LAW AND ORDER: SVU (NBC, 9 PM)
The cases themselves are still compelling enough--though the dialogue and the manner in which relevant characters enter a scene defy believability. Plus, we’re now three episodes into the new season, and each one has fallen apart almost completely in its final moments. Might be time to finally put this show to rest, especially with Christopher Meloni leaving at the end of the season.
COMMUNITY (NBC, 8 PM)
I can take or leave this show. Sometimes it’s pretty darned funny, other times it leaves me cold. During its first season, if I missed an episode, I didn’t consider it a major loss. Two episodes into its second season, I feel the same way.
30 ROCK (NBC, 8:30 PM)
Still very fun and funny. Tina Fey remains one of the most adorable and appealing women on television and Alec Baldwin is simply brilliant as Jack Donaghy. His video messages to his unborn child in this past week’s episode were just the latest example—with a totally straight face and not a hint of irony, he quoted word for word Marlon Brando’s holographic greeting to young Clark Kent in Superman: The Movie: “My son… you do not remember me… I am your father,” thus continuing the show’s proud tradition of throwing in clever pop culture in-jokes that only us geeks would get. (“Help me, Liz Lemon, you’re my only hope!” and Rip Torn’s now deceased Don Geiss being frozen in carbonite being just two others). This is a “can’t miss” show at Casa de Greenberg.
THE OFFICE (NBC, 9 PM)
First of all, the cold opening they did in last week’s season premiere—in which the entire cast took part in a music video set to “Nobody But Me” by Human Beinz—was downright FANTASTIC. This show certainly has had its ups and downs—last season was particularly uneven—but even at its worst, The Office is better than almost any other comedy on television. Based on the first two episodes of this season, we seem to be in an “up” period—which makes it all the more bittersweet. It’s impossible for me to imagine The Office without Steve Carell, and as of now, my feeling is that the show should go off the air once he departs next May. Maybe I’ll be proven wrong, but I really don’t see myself watching the show beyond this year. All I can say is, it’s going to take some MAJOR brilliant writing and casting—I’m talking GENIUS level—to win me over.

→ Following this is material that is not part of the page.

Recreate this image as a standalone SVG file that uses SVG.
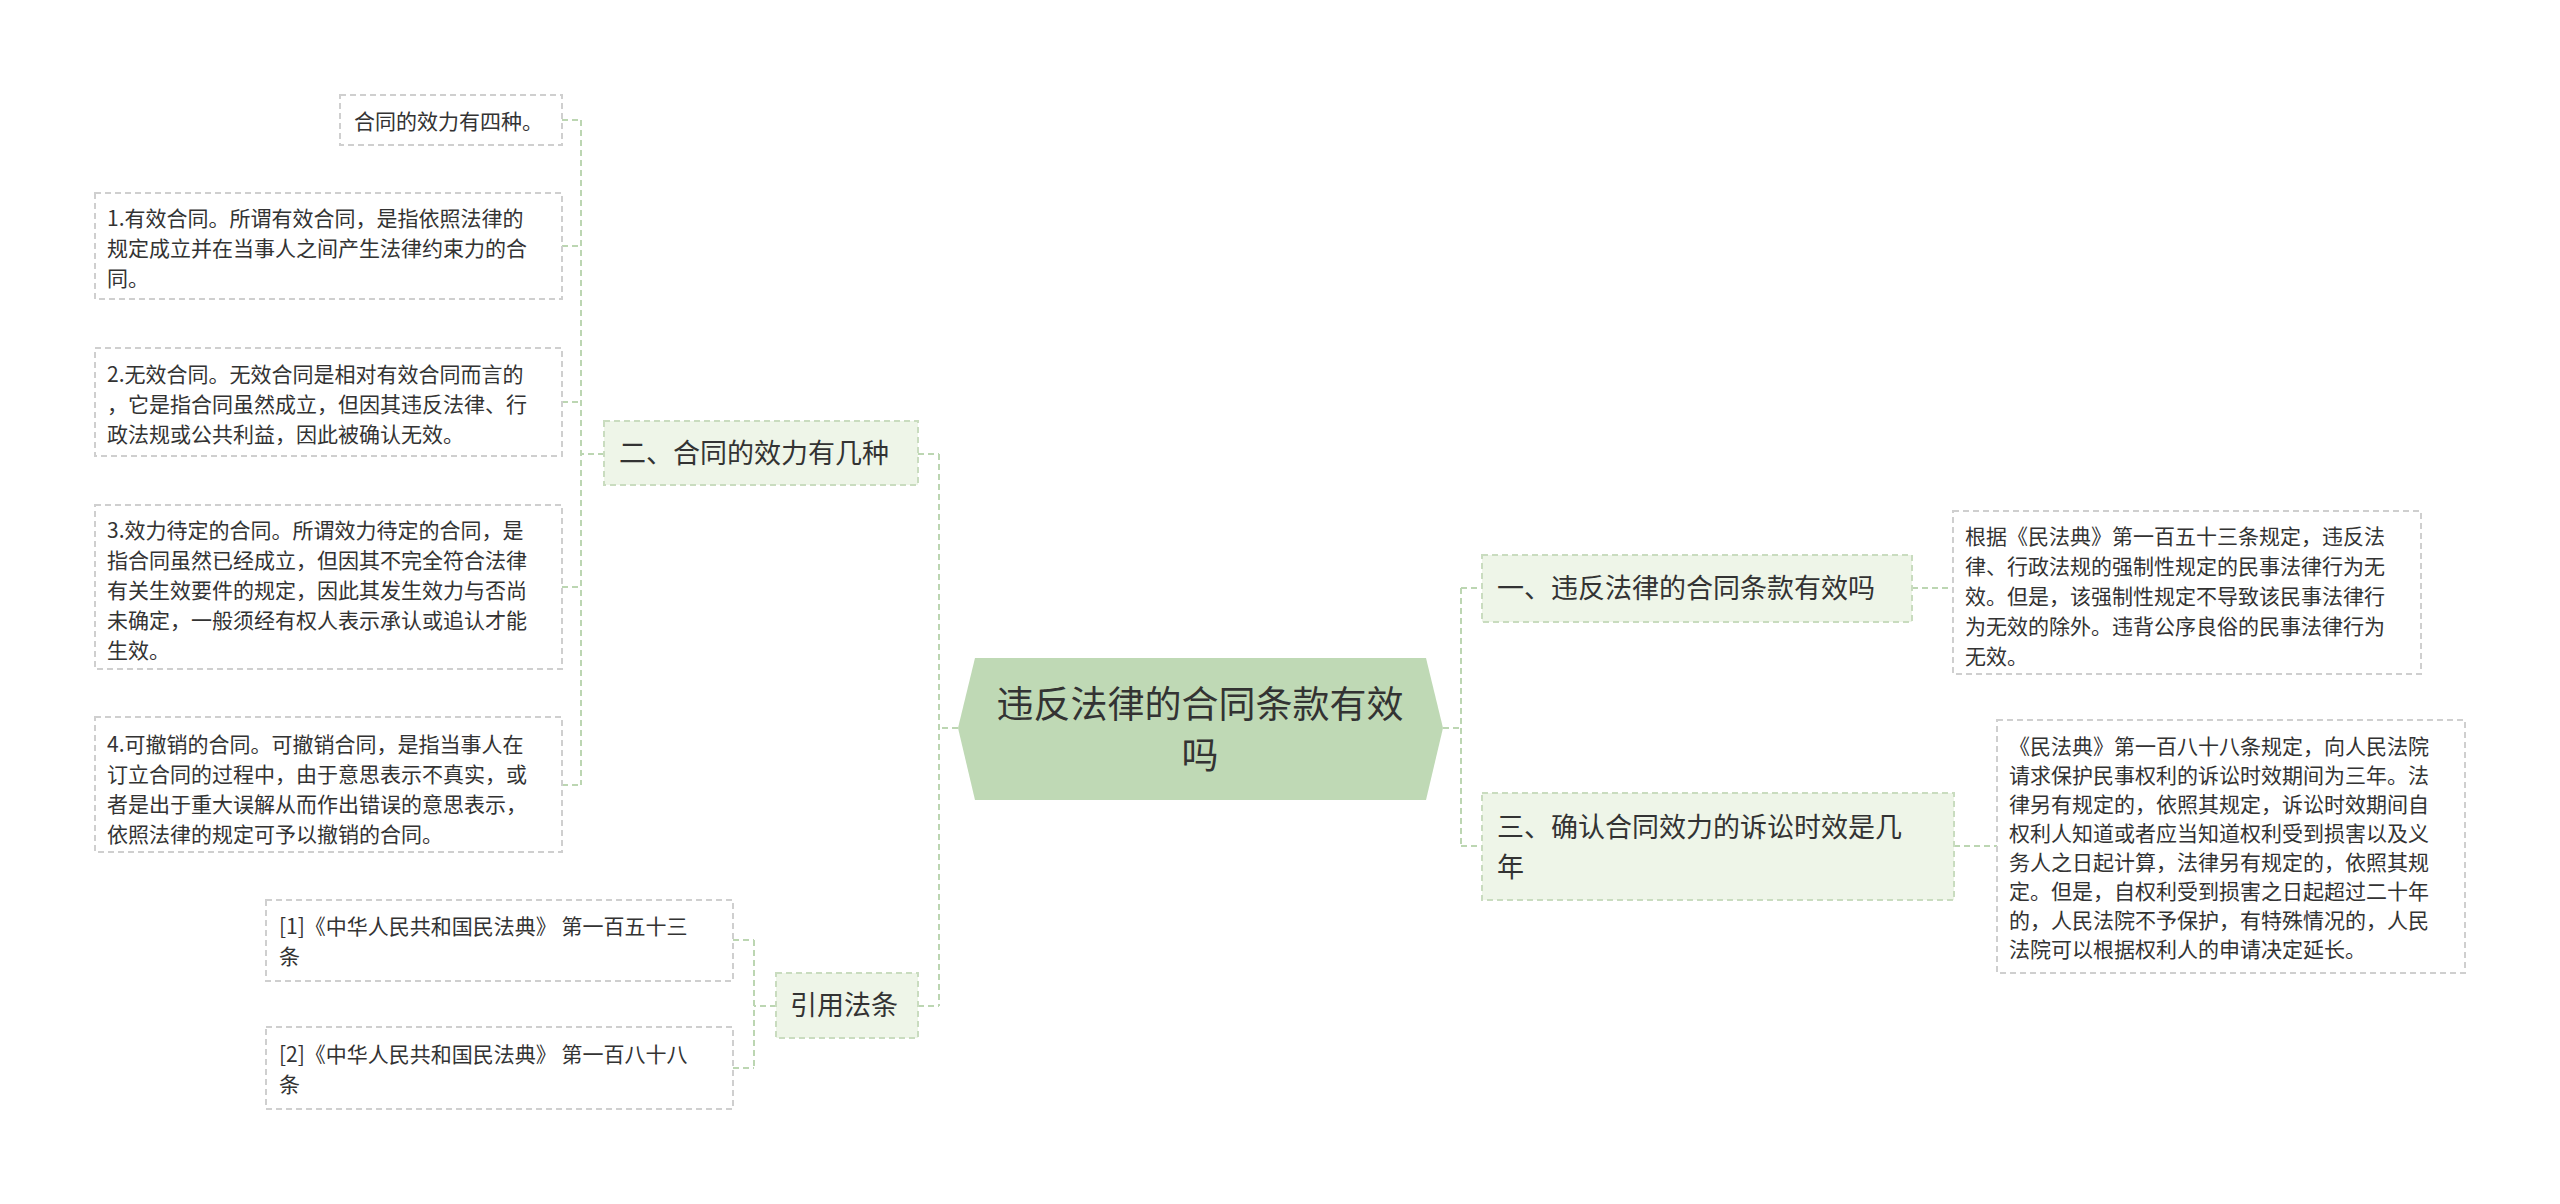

THE BIG BANG THEORY (CBS, 8:30 PM)
I only started watching this last season, but it’s grown on me. The cast is uniformly strong and the writing is often clever. I’m actually interested in seeing how Penny and Leonard will relate to each other now that they’re no longer dating. It’s not a GREAT show by any stretch of the imagination, but it’s good enough to keep me coming back for more.
SMALLVILLE (The CW, 8 PM)
I abandoned this show completely at one point, but I started watching again a couple of seasons ago, once Erica Durance’s Lois Lane became a regular cast member and the emphasis shifted from “Kryptonite Freak of the Week” to Tom Welling’s Clark Kent getting out of school and taking his first real steps to becoming Superman. The writing is sometimes sloppy, and the show’s budgetary constraints sometimes cripple the storytelling (the final showdown with Doomsday, anyone?), but I like the addition of so many other DC Comics characters—particularly Justin Hartley as Green Arrow and last season’s introduction of the Justice Society of America. Here’s hoping that in the show’s final hours, it gives us a satisfying confrontation with Darkseid—and depicts some kind of planetary mind wipe so that Lois, Lex Luthor, Tess Mercer, and pretty much everyone else who knows Clark Kent will forget that he has super powers. Otherwise, there’s really no point in him ever putting on the glasses, y’know?
REAL TIME WITH BILL MAHER (HBO, 10 PM)
Very hit and miss. It all depends on who the guests are, and how much Maher feels like he has to fawn over them. Maher is notoriously smug and arrogant, and fawning doesn’t come easily to him. So when he does it, it just comes off as smarmy, insincere, and shameless show-biz phoniness, and it’s uncomfortable to watch. And it’s downright annoying when he has on inarticulate morons who aren’t well versed on current events and bring absolutely nothing to the conversation. (Did you see Dana Carvey’s last appearance on the show? I’m hoping it REMAINS his last appearance on the show.) But when he’s got a strong line-up of panelists—one that includes folks like Andrew Sullivan, Christopher Hitchens, Amy Holmes, Chris Matthews, Cornel West, Alec Baldwin, and Thomas Friedman—who can discuss the issues intelligently, eloquently, and knowledgably, it makes for good and sometimes even enlightening viewing.
So that's my rundown. What're YOU watching?